■ Goal of the exercise: Review the material line by line. Identify and copy every line that contains the string "React".

■ Recorded information:
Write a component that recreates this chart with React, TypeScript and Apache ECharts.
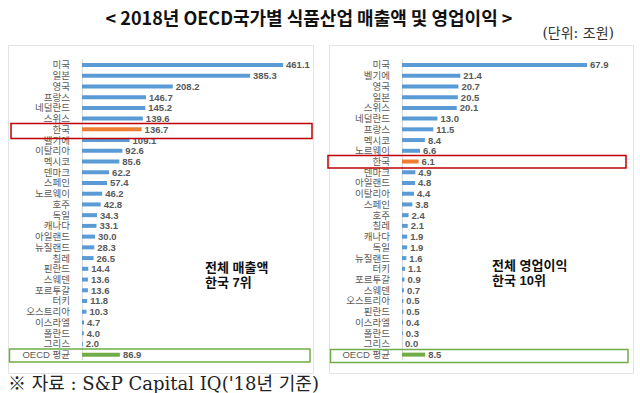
import React, { useEffect, useRef } from "react";
import * as echarts from "echarts";

const salesCountries = [
  "미국", "일본", "영국", "프랑스", "네덜란드", "스위스", "한국", "벨기에", "이탈리아", "멕시코",
  "덴마크", "스페인", "노르웨이", "호주", "독일", "캐나다", "아일랜드", "뉴질랜드", "칠레", "핀란드",
  "스웨덴", "포르투갈", "터키", "오스트리아", "이스라엘", "폴란드", "그리스", "OECD 평균",
];
const salesValues = [
  461.1, 385.3, 208.2, 146.7, 145.2, 139.6, 136.7, 109.1, 92.6, 85.6,
  62.2, 57.4, 46.2, 42.8, 34.3, 33.1, 30.0, 28.3, 26.5, 14.4,
  13.6, 13.6, 11.8, 10.3, 4.7, 4.0, 2.0, 86.9,
];
const profitCountries = [
  "미국", "벨기에", "영국", "일본", "스위스", "네덜란드", "프랑스", "멕시코", "노르웨이", "한국",
  "덴마크", "아일랜드", "이탈리아", "스페인", "호주", "칠레", "캐나다", "독일", "뉴질랜드", "터키",
  "포르투갈", "스웨덴", "오스트리아", "핀란드", "이스라엘", "폴란드", "그리스", "OECD 평균",
];
const profitValues = [
  67.9, 21.4, 20.7, 20.5, 20.1, 13.0, 11.5, 8.4, 6.6, 6.1,
  4.9, 4.8, 4.4, 3.8, 2.4, 2.1, 1.9, 1.9, 1.6, 1.1,
  0.9, 0.7, 0.5, 0.5, 0.4, 0.3, 0.0, 8.5,
];

const BLUE = "#5B9BD5";
const ORANGE = "#ED7D31";
const GREEN = "#70AD47";
const FONT = "'Noto Sans CJK KR', 'Noto Sans', sans-serif";
const LFONT = "'Liberation Sans', 'Noto Sans CJK KR', sans-serif";
const SERIF = "'DejaVu Serif', 'Noto Sans CJK KR', serif";

function buildData(names: string[], values: number[]) {
  return values.map((v, i) => {
    const n = names[i];
    const color = n === "한국" ? ORANGE : n === "OECD 평균" ? GREEN : BLUE;
    return { value: v, itemStyle: { color } };
  });
}

export default function App() {
  const ref = useRef<HTMLDivElement>(null);
  useEffect(() => {
    if (!ref.current) return;
    const chart = echarts.init(ref.current, undefined, { renderer: "svg" });
    const yAxisCommon = {
      type: "category" as const,
      inverse: true,
      axisLine: { show: true, lineStyle: { color: "#D9D9D9", width: 1 } },
      axisTick: { show: false },
      axisLabel: {
        interval: 0,
        margin: 12,
        fontSize: 9.5,
        lineHeight: 9.5,
        color: "#595959",
        fontFamily: LFONT,
      },
    };
    const labelCommon = {
      show: true,
      position: "right" as const,
      distance: 3,
      fontSize: 9.5,
      lineHeight: 9.5,
      fontWeight: "bold" as const,
      color: "#595959",
      fontFamily: LFONT,
      formatter: (p: any) => Number(p.value).toFixed(1),
    };
    const txt = (x: number, y: number, text: string) => ({
      type: "text" as const,
      x,
      y,
      style: {
        text,
        fontSize: 13,
        fontWeight: "bold",
        fill: "#111",
        fontFamily: LFONT,
        textAlign: "left",
        textVerticalAlign: "middle",
      },
    });
    chart.setOption({
      animation: false,
      backgroundColor: "#ffffff",
      grid: [
        { left: 82, top: 59.6, width: 218, height: 300.4 },
        { left: 402, top: 59.6, width: 218, height: 300.4 },
      ],
      xAxis: [
        { type: "value", gridIndex: 0, min: 0, max: 500, show: false },
        { type: "value", gridIndex: 1, min: 0, max: 80, show: false },
      ],
      yAxis: [
        { ...yAxisCommon, gridIndex: 0, data: salesCountries },
        { ...yAxisCommon, gridIndex: 1, data: profitCountries },
      ],
      series: [
        {
          type: "bar",
          xAxisIndex: 0,
          yAxisIndex: 0,
          barWidth: 4,
          data: buildData(salesCountries, salesValues),
          label: labelCommon,
        },
        {
          type: "bar",
          xAxisIndex: 1,
          yAxisIndex: 1,
          barWidth: 4,
          data: buildData(profitCountries, profitValues),
          label: labelCommon,
        },
      ],
      graphic: [
        { type: "rect", shape: { x: 8.5, y: 45.5, width: 305, height: 328 }, style: { fill: "none", stroke: "#E3E3E3", lineWidth: 1 }, z: 1 },
        { type: "rect", shape: { x: 329.5, y: 45.5, width: 304, height: 328 }, style: { fill: "none", stroke: "#E3E3E3", lineWidth: 1 }, z: 1 },
        { type: "rect", shape: { x: 11, y: 123.5, width: 301, height: 15 }, style: { fill: "none", stroke: "#C00000", lineWidth: 1.5 }, z: 10 },
        { type: "rect", shape: { x: 328, y: 155.5, width: 298, height: 12.5 }, style: { fill: "none", stroke: "#C00000", lineWidth: 1.5 }, z: 10 },
        { type: "rect", shape: { x: 9.5, y: 349, width: 300.5, height: 13 }, style: { fill: "none", stroke: GREEN, lineWidth: 1.5 }, z: 10 },
        { type: "rect", shape: { x: 330.5, y: 349.5, width: 297.5, height: 13 }, style: { fill: "none", stroke: GREEN, lineWidth: 1.5 }, z: 10 },
        {
          type: "text", x: 309, y: 17,
          style: { text: "< 2018년 OECD국가별 식품산업 매출액 및 영업이익 >", fontSize: 18, fontWeight: "bold", fill: "#111", fontFamily: FONT, textAlign: "center", textVerticalAlign: "middle" },
        },
        {
          type: "text", x: 614, y: 33,
          style: { text: "(단위: 조원)", fontSize: 14, fill: "#333", fontFamily: SERIF, textAlign: "right", textVerticalAlign: "middle" },
        },
        {
          type: "text", x: 8, y: 383,
          style: { text: "※ 자료 : S&P Capital IQ('18년 기준)", fontSize: 18, fill: "#222", fontFamily: SERIF, textAlign: "left", textVerticalAlign: "middle" },
        },
        txt(205, 267.5, "전체 매출액"),
        txt(205, 282.3, "한국 7위"),
        txt(492, 265.5, "전체 영업이익"),
        txt(492, 280.3, "한국 10위"),
      ],
    });
    return () => chart.dispose();
  }, []);
  return (
    <div
      ref={ref}
      style={{ position: "absolute", left: 0, top: 0, width: 640, height: 393 }}
    />
  );
}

■ Task response:
Write a component that recreates this chart with React, TypeScript and Apache ECharts.
import React, { useEffect, useRef } from "react";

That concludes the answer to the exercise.